Task material:
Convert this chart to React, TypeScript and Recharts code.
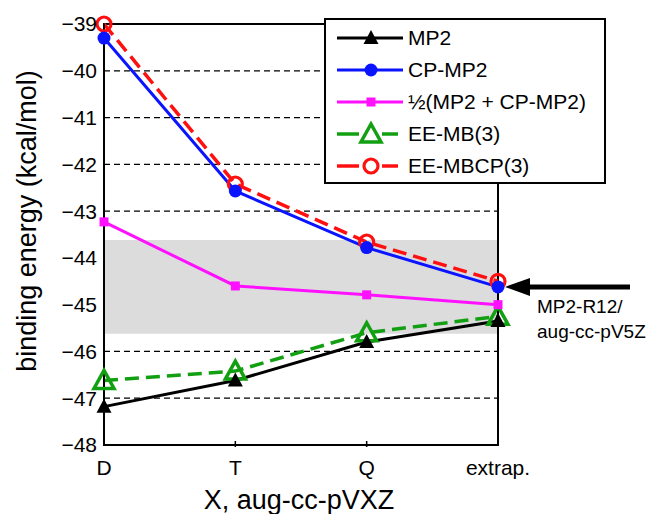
import React from "react";
import {
  LineChart,
  Line,
  XAxis,
  YAxis,
  CartesianGrid,
  ReferenceArea,
  ReferenceDot,
  Legend,
} from "recharts";

const basis = ["D", "T", "Q", "extrap."];
const mp2 = [-47.18, -46.62, -45.8, -45.35];
const cpMp2 = [-39.3, -42.57, -43.78, -44.62];
const halfAvg = [-43.23, -44.6, -44.79, -45.0];
const eeMb3 = [-46.62, -46.42, -45.6, -45.25];
const eeMbcp3 = [-39.0, -42.42, -43.66, -44.5];
const yTicks = [-48, -47, -46, -45, -44, -43, -42, -41, -40, -39];
const r12Value = -44.62;
const r12Band = [-45.62, -43.62];

const FONT = '"Liberation Sans", Arial, Helvetica, sans-serif';

const data = basis.map((b, i) => ({
  basis: b,
  mp2: mp2[i],
  cp: cpMp2[i],
  half: halfAvg[i],
  eemb: eeMb3[i],
  eembcp: eeMbcp3[i],
}));

const fmt = (v: number) => (v < 0 ? "\u2212" + Math.abs(v) : String(v));

type MarkerKind = "tri" | "circle" | "square" | "openTri" | "openCircle";

function marker(kind: MarkerKind, cx: number, cy: number, color: string, key?: string) {
  switch (kind) {
    case "tri":
      return <path key={key} d={`M${cx},${cy - 8} L${cx + 7.5},${cy + 6} L${cx - 7.5},${cy + 6} Z`} fill={color} />;
    case "circle":
      return <circle key={key} cx={cx} cy={cy} r={6.5} fill={color} />;
    case "square":
      return <rect key={key} x={cx - 4.5} y={cy - 4.5} width={9} height={9} fill={color} />;
    case "openTri":
      return (
        <path
          key={key}
          d={`M${cx},${cy - 10} L${cx + 10},${cy + 8} L${cx - 10},${cy + 8} Z`}
          fill="none"
          stroke={color}
          strokeWidth={3.5}
          strokeLinejoin="miter"
        />
      );
    default:
      return <circle key={key} cx={cx} cy={cy} r={7} fill="none" stroke={color} strokeWidth={3.2} />;
  }
}

const dotOf = (kind: MarkerKind, color: string) => (p: any) =>
  marker(kind, p.cx, p.cy, color, `${kind}-${p.index}`);

const series = [
  { key: "mp2", name: "MP2", color: "#000000", kind: "tri" as MarkerKind, dash: undefined, width: 3 },
  { key: "cp", name: "CP-MP2", color: "#0a14ff", kind: "circle" as MarkerKind, dash: undefined, width: 3 },
  { key: "half", name: "\u00bd(MP2 + CP-MP2)", color: "#ff10ff", kind: "square" as MarkerKind, dash: undefined, width: 3 },
  { key: "eemb", name: "EE-MB(3)", color: "#12a012", kind: "openTri" as MarkerKind, dash: "14 7", width: 3.5 },
  { key: "eembcp", name: "EE-MBCP(3)", color: "#ff1010", kind: "openCircle" as MarkerKind, dash: "14 7", width: 3.5 },
];

function LegendBox() {
  return (
    <div
      style={{
        boxSizing: "border-box",
        width: 282,
        height: 166,
        border: "2.5px solid #000",
        background: "#fff",
        paddingTop: 2,
        fontFamily: FONT,
        fontSize: 21,
      }}
    >
      {series.map((s) => (
        <div key={s.key} style={{ display: "flex", alignItems: "center", height: 32 }}>
          <svg width={80} height={28} style={{ flex: "none" }}>
            {s.dash ? (
              <g stroke={s.color} strokeWidth={s.width}>
                <line x1={11} y1={14} x2={33} y2={14} />
                <line x1={56} y1={14} x2={72} y2={14} />
              </g>
            ) : (
              <line x1={11} y1={14} x2={77} y2={14} stroke={s.color} strokeWidth={s.width} />
            )}
            {marker(s.kind, 45, 14, s.color)}
          </svg>
          <span style={{ marginLeft: 2, whiteSpace: "nowrap" }}>{s.name}</span>
        </div>
      ))}
    </div>
  );
}

function XTick(props: any) {
  const { x, y, payload, index } = props;
  return (
    <g>
      {index > 0 && index < basis.length - 1 && (
        <line x1={x} y1={y} x2={x} y2={y - 6} stroke="#000" strokeWidth={1.5} />
      )}
      <text x={x} y={y + 28} textAnchor="middle" fontFamily={FONT} fontSize={21} fill="#000">
        {payload.value}
      </text>
    </g>
  );
}

function YLabel() {
  return (
    <text
      x={36}
      y={221}
      transform="rotate(-90 36 221)"
      textAnchor="middle"
      fontFamily={FONT}
      fontSize={27}
      fill="#000"
    >
      binding energy (kcal/mol)
    </text>
  );
}

function XLabel() {
  return (
    <text x={299} y={509} textAnchor="middle" fontFamily={FONT} fontSize={27} fill="#000">
      X, aug-cc-pVXZ
    </text>
  );
}

function R12Arrow(p: any) {
  const { cx, cy } = p;
  return (
    <g>
      <line x1={cx + 28} y1={cy} x2={cx + 132} y2={cy} stroke="#000" strokeWidth={5} />
      <path d={`M${cx + 7},${cy} L${cx + 32},${cy - 9} L${cx + 32},${cy + 9} Z`} fill="#000" />
      <text x={cx + 39} y={cy + 26} fontFamily={FONT} fontSize={19} fill="#000">
        MP2-R12/
      </text>
      <text x={cx + 39} y={cy + 51} fontFamily={FONT} fontSize={19} fill="#000">
        aug-cc-pV5Z
      </text>
    </g>
  );
}

export default function App() {
  return (
    <div style={{ position: "absolute", left: 0, top: 0, background: "#fff" }}>
      <LineChart width={649} height={514} data={data} margin={{ top: 24, right: 151, left: 0, bottom: 0 }}>
        <ReferenceArea
          x1="D"
          x2="extrap."
          y1={r12Band[0]}
          y2={r12Band[1]}
          fill="#dcdcdc"
          fillOpacity={1}
          stroke="none"
          ifOverflow="visible"
        />
        <CartesianGrid vertical={false} stroke="#000" strokeDasharray="6 4" strokeWidth={1.2} />
        <ReferenceArea
          x1="D"
          x2="extrap."
          y1={-48}
          y2={-39}
          fill="none"
          stroke="#000"
          strokeWidth={2}
          ifOverflow="visible"
        />
        <XAxis
          dataKey="basis"
          type="category"
          padding={{ left: 0, right: 0 }}
          interval={0}
          height={69}
          tickSize={0}
          tickLine={false}
          axisLine={{ stroke: "#000", strokeWidth: 2 }}
          tick={<XTick />}
          label={<XLabel />}
        />
        <YAxis
          domain={[-48, -39]}
          ticks={yTicks}
          width={104}
          tickSize={0}
          tickMargin={7}
          tickLine={false}
          axisLine={{ stroke: "#000", strokeWidth: 2 }}
          tickFormatter={fmt}
          tick={{ fill: "#000", fontSize: 21, fontFamily: FONT }}
          label={<YLabel />}
        />
        {[...series].reverse().map((s) => (
          <Line
            key={s.key}
            dataKey={s.key}
            name={s.name}
            stroke={s.color}
            strokeWidth={s.width}
            strokeDasharray={s.dash}
            dot={dotOf(s.kind, s.color)}
            activeDot={false}
            isAnimationActive={false}
          />
        ))}
        <ReferenceDot x="extrap." y={r12Value} r={0} ifOverflow="visible" shape={R12Arrow} />
        <Legend
          layout="vertical"
          align="center"
          verticalAlign="middle"
          content={<LegendBox />}
          wrapperStyle={{ position: "absolute", left: 324, top: 18, width: 282, height: 166 }}
        />
      </LineChart>
    </div>
  );
}
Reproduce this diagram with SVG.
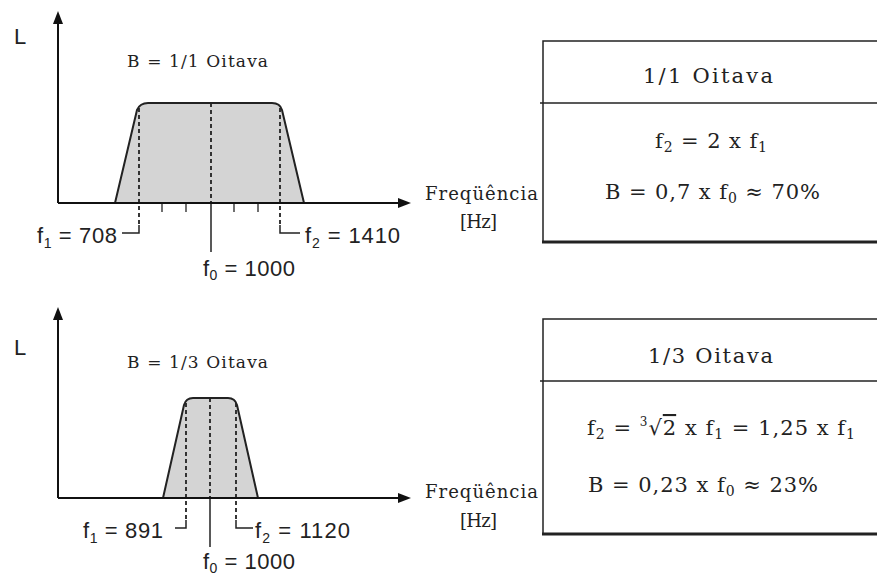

Challenge: Pictures are excluded; repeat every record exactly.

Result below:
Convert this chart to React, TypeScript and Recharts code.
import React from "react";
import {
  LineChart,
  Line,
  XAxis,
  YAxis,
  CartesianGrid,
  ReferenceArea,
  ReferenceDot,
  Legend,
} from "recharts";

const basis = ["D", "T", "Q", "extrap."];
const mp2 = [-47.18, -46.62, -45.8, -45.35];
const cpMp2 = [-39.3, -42.57, -43.78, -44.62];
const halfAvg = [-43.23, -44.6, -44.79, -45.0];
const eeMb3 = [-46.62, -46.42, -45.6, -45.25];
const eeMbcp3 = [-39.0, -42.42, -43.66, -44.5];
const yTicks = [-48, -47, -46, -45, -44, -43, -42, -41, -40, -39];
const r12Value = -44.62;
const r12Band = [-45.62, -43.62];

const FONT = '"Liberation Sans", Arial, Helvetica, sans-serif';

const data = basis.map((b, i) => ({
  basis: b,
  mp2: mp2[i],
  cp: cpMp2[i],
  half: halfAvg[i],
  eemb: eeMb3[i],
  eembcp: eeMbcp3[i],
}));

const fmt = (v: number) => (v < 0 ? "\u2212" + Math.abs(v) : String(v));

type MarkerKind = "tri" | "circle" | "square" | "openTri" | "openCircle";

function marker(kind: MarkerKind, cx: number, cy: number, color: string, key?: string) {
  switch (kind) {
    case "tri":
      return <path key={key} d={`M${cx},${cy - 8} L${cx + 7.5},${cy + 6} L${cx - 7.5},${cy + 6} Z`} fill={color} />;
    case "circle":
      return <circle key={key} cx={cx} cy={cy} r={6.5} fill={color} />;
    case "square":
      return <rect key={key} x={cx - 4.5} y={cy - 4.5} width={9} height={9} fill={color} />;
    case "openTri":
      return (
        <path
          key={key}
          d={`M${cx},${cy - 10} L${cx + 10},${cy + 8} L${cx - 10},${cy + 8} Z`}
          fill="none"
          stroke={color}
          strokeWidth={3.5}
          strokeLinejoin="miter"
        />
      );
    default:
      return <circle key={key} cx={cx} cy={cy} r={7} fill="none" stroke={color} strokeWidth={3.2} />;
  }
}

const dotOf = (kind: MarkerKind, color: string) => (p: any) =>
  marker(kind, p.cx, p.cy, color, `${kind}-${p.index}`);

const series = [
  { key: "mp2", name: "MP2", color: "#000000", kind: "tri" as MarkerKind, dash: undefined, width: 3 },
  { key: "cp", name: "CP-MP2", color: "#0a14ff", kind: "circle" as MarkerKind, dash: undefined, width: 3 },
  { key: "half", name: "\u00bd(MP2 + CP-MP2)", color: "#ff10ff", kind: "square" as MarkerKind, dash: undefined, width: 3 },
  { key: "eemb", name: "EE-MB(3)", color: "#12a012", kind: "openTri" as MarkerKind, dash: "14 7", width: 3.5 },
  { key: "eembcp", name: "EE-MBCP(3)", color: "#ff1010", kind: "openCircle" as MarkerKind, dash: "14 7", width: 3.5 },
];

function LegendBox() {
  return (
    <div
      style={{
        boxSizing: "border-box",
        width: 282,
        height: 166,
        border: "2.5px solid #000",
        background: "#fff",
        paddingTop: 2,
        fontFamily: FONT,
        fontSize: 21,
      }}
    >
      {series.map((s) => (
        <div key={s.key} style={{ display: "flex", alignItems: "center", height: 32 }}>
          <svg width={80} height={28} style={{ flex: "none" }}>
            {s.dash ? (
              <g stroke={s.color} strokeWidth={s.width}>
                <line x1={11} y1={14} x2={33} y2={14} />
                <line x1={56} y1={14} x2={72} y2={14} />
              </g>
            ) : (
              <line x1={11} y1={14} x2={77} y2={14} stroke={s.color} strokeWidth={s.width} />
            )}
            {marker(s.kind, 45, 14, s.color)}
          </svg>
          <span style={{ marginLeft: 2, whiteSpace: "nowrap" }}>{s.name}</span>
        </div>
      ))}
    </div>
  );
}

function XTick(props: any) {
  const { x, y, payload, index } = props;
  return (
    <g>
      {index > 0 && index < basis.length - 1 && (
        <line x1={x} y1={y} x2={x} y2={y - 6} stroke="#000" strokeWidth={1.5} />
      )}
      <text x={x} y={y + 28} textAnchor="middle" fontFamily={FONT} fontSize={21} fill="#000">
        {payload.value}
      </text>
    </g>
  );
}

function YLabel() {
  return (
    <text
      x={36}
      y={221}
      transform="rotate(-90 36 221)"
      textAnchor="middle"
      fontFamily={FONT}
      fontSize={27}
      fill="#000"
    >
      binding energy (kcal/mol)
    </text>
  );
}

function XLabel() {
  return (
    <text x={299} y={509} textAnchor="middle" fontFamily={FONT} fontSize={27} fill="#000">
      X, aug-cc-pVXZ
    </text>
  );
}

function R12Arrow(p: any) {
  const { cx, cy } = p;
  return (
    <g>
      <line x1={cx + 28} y1={cy} x2={cx + 132} y2={cy} stroke="#000" strokeWidth={5} />
      <path d={`M${cx + 7},${cy} L${cx + 32},${cy - 9} L${cx + 32},${cy + 9} Z`} fill="#000" />
      <text x={cx + 39} y={cy + 26} fontFamily={FONT} fontSize={19} fill="#000">
        MP2-R12/
      </text>
      <text x={cx + 39} y={cy + 51} fontFamily={FONT} fontSize={19} fill="#000">
        aug-cc-pV5Z
      </text>
    </g>
  );
}

export default function App() {
  return (
    <div style={{ position: "absolute", left: 0, top: 0, background: "#fff" }}>
      <LineChart width={649} height={514} data={data} margin={{ top: 24, right: 151, left: 0, bottom: 0 }}>
        <ReferenceArea
          x1="D"
          x2="extrap."
          y1={r12Band[0]}
          y2={r12Band[1]}
          fill="#dcdcdc"
          fillOpacity={1}
          stroke="none"
          ifOverflow="visible"
        />
        <CartesianGrid vertical={false} stroke="#000" strokeDasharray="6 4" strokeWidth={1.2} />
        <ReferenceArea
          x1="D"
          x2="extrap."
          y1={-48}
          y2={-39}
          fill="none"
          stroke="#000"
          strokeWidth={2}
          ifOverflow="visible"
        />
        <XAxis
          dataKey="basis"
          type="category"
          padding={{ left: 0, right: 0 }}
          interval={0}
          height={69}
          tickSize={0}
          tickLine={false}
          axisLine={{ stroke: "#000", strokeWidth: 2 }}
          tick={<XTick />}
          label={<XLabel />}
        />
        <YAxis
          domain={[-48, -39]}
          ticks={yTicks}
          width={104}
          tickSize={0}
          tickMargin={7}
          tickLine={false}
          axisLine={{ stroke: "#000", strokeWidth: 2 }}
          tickFormatter={fmt}
          tick={{ fill: "#000", fontSize: 21, fontFamily: FONT }}
          label={<YLabel />}
        />
        {[...series].reverse().map((s) => (
          <Line
            key={s.key}
            dataKey={s.key}
            name={s.name}
            stroke={s.color}
            strokeWidth={s.width}
            strokeDasharray={s.dash}
            dot={dotOf(s.kind, s.color)}
            activeDot={false}
            isAnimationActive={false}
          />
        ))}
        <ReferenceDot x="extrap." y={r12Value} r={0} ifOverflow="visible" shape={R12Arrow} />
        <Legend
          layout="vertical"
          align="center"
          verticalAlign="middle"
          content={<LegendBox />}
          wrapperStyle={{ position: "absolute", left: 324, top: 18, width: 282, height: 166 }}
        />
      </LineChart>
    </div>
  );
}
Reproduce this diagram with SVG.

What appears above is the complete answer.